--- Requirements ---
The line containing "const lgkSpeeds = [0.281, 0.281];" marks the end: extract everything from the first line of the data through that line, exactly, with no pictures.

--- Data section ---

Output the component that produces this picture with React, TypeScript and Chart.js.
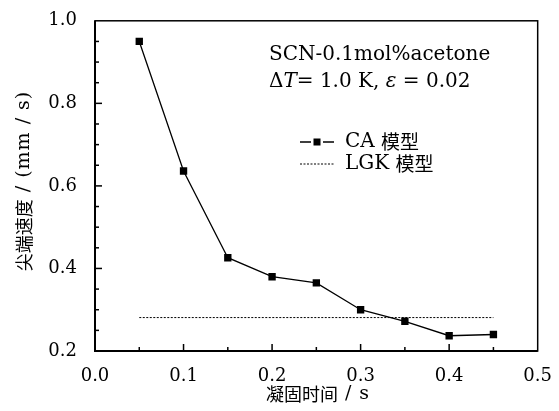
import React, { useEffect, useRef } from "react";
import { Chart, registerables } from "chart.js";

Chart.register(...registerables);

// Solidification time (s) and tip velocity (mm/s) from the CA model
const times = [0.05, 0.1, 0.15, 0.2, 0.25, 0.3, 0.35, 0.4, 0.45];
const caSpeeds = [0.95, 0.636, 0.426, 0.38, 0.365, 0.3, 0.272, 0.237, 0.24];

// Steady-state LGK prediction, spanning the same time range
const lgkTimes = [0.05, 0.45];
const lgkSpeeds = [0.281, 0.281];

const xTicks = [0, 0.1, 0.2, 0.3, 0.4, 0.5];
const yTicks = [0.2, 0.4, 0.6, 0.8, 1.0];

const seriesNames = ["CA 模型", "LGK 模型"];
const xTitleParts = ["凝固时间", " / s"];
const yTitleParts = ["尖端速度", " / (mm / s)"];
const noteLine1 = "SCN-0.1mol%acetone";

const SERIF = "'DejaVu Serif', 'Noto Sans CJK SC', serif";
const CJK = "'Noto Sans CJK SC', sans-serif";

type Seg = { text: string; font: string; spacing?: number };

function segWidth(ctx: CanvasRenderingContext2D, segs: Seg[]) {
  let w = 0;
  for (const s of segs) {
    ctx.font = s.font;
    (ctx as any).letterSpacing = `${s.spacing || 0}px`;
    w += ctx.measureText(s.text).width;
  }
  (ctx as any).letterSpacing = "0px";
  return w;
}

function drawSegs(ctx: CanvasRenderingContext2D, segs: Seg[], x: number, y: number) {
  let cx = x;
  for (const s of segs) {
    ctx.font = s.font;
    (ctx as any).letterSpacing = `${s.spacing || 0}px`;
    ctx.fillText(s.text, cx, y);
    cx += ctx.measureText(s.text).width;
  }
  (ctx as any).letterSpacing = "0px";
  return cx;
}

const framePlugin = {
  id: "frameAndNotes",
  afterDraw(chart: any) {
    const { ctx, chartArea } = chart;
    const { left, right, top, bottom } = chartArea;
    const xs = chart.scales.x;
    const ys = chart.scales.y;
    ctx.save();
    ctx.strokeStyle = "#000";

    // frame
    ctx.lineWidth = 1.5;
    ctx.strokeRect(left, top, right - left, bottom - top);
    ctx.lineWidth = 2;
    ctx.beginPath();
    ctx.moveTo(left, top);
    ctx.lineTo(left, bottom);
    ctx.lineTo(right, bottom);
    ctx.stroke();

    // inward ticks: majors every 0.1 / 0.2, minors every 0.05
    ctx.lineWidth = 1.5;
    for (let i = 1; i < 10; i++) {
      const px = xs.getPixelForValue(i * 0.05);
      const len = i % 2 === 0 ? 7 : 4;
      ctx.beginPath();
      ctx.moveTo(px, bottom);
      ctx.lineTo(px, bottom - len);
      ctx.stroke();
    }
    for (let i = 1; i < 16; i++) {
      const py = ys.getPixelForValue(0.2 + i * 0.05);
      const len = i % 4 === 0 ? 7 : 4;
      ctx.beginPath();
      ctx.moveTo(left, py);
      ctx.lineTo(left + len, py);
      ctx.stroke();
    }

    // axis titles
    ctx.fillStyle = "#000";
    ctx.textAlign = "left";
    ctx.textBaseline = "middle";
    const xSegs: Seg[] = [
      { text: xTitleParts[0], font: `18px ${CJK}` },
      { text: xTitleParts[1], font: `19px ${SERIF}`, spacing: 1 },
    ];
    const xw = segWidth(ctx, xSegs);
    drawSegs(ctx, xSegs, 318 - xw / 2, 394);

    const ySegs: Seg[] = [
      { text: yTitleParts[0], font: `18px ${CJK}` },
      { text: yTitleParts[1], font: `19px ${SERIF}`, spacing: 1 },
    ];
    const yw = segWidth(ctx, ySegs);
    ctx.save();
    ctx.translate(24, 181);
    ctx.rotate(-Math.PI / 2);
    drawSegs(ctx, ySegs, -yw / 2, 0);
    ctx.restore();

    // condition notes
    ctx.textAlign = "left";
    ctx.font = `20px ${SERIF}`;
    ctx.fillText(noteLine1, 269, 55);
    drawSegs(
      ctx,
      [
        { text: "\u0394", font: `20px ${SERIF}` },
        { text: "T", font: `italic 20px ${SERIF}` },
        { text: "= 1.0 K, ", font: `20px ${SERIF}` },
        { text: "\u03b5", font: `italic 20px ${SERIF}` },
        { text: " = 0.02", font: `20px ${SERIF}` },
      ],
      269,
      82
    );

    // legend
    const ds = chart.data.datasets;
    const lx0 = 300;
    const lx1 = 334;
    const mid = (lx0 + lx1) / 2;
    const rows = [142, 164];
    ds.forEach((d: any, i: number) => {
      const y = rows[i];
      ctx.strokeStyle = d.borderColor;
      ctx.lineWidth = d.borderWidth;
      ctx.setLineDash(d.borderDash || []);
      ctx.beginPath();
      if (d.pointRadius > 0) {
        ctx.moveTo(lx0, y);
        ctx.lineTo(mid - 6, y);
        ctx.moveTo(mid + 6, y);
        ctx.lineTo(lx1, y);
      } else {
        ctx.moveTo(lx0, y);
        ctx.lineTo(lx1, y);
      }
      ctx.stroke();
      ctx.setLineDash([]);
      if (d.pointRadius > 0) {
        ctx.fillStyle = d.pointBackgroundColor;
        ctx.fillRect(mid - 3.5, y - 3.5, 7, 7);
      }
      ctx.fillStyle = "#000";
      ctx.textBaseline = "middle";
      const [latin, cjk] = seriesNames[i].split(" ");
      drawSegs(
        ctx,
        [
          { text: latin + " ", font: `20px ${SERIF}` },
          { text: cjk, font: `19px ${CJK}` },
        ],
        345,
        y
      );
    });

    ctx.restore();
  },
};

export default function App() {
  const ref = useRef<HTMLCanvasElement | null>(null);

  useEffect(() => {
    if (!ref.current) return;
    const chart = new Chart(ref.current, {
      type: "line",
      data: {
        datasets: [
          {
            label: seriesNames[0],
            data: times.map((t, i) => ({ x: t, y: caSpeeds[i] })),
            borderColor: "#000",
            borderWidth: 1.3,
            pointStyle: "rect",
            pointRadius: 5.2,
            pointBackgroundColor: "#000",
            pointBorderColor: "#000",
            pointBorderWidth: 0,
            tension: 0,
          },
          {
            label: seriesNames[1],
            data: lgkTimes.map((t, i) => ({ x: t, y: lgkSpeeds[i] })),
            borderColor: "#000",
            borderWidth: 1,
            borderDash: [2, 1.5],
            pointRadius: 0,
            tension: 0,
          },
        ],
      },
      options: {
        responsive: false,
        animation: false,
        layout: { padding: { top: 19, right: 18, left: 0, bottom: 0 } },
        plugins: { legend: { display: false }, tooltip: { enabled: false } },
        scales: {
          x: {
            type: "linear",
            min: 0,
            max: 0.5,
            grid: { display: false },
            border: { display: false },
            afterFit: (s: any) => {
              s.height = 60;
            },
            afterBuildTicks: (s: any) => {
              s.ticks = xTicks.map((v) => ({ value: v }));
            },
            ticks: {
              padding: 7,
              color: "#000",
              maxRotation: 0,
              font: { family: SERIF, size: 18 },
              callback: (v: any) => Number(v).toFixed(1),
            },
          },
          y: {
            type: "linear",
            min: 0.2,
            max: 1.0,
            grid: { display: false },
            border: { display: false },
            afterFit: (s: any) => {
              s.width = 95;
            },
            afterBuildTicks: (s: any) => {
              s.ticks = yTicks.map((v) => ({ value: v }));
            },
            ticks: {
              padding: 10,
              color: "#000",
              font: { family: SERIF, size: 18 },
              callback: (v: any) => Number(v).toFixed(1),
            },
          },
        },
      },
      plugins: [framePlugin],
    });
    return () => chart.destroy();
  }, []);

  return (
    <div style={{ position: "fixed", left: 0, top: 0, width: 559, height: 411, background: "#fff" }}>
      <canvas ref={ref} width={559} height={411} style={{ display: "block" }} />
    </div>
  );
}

--- Solution to this problem ---
Output the component that produces this picture with React, TypeScript and Chart.js.
import React, { useEffect, useRef } from "react";
import { Chart, registerables } from "chart.js";

Chart.register(...registerables);

// Solidification time (s) and tip velocity (mm/s) from the CA model
const times = [0.05, 0.1, 0.15, 0.2, 0.25, 0.3, 0.35, 0.4, 0.45];
const caSpeeds = [0.95, 0.636, 0.426, 0.38, 0.365, 0.3, 0.272, 0.237, 0.24];

// Steady-state LGK prediction, spanning the same time range
const lgkTimes = [0.05, 0.45];
const lgkSpeeds = [0.281, 0.281];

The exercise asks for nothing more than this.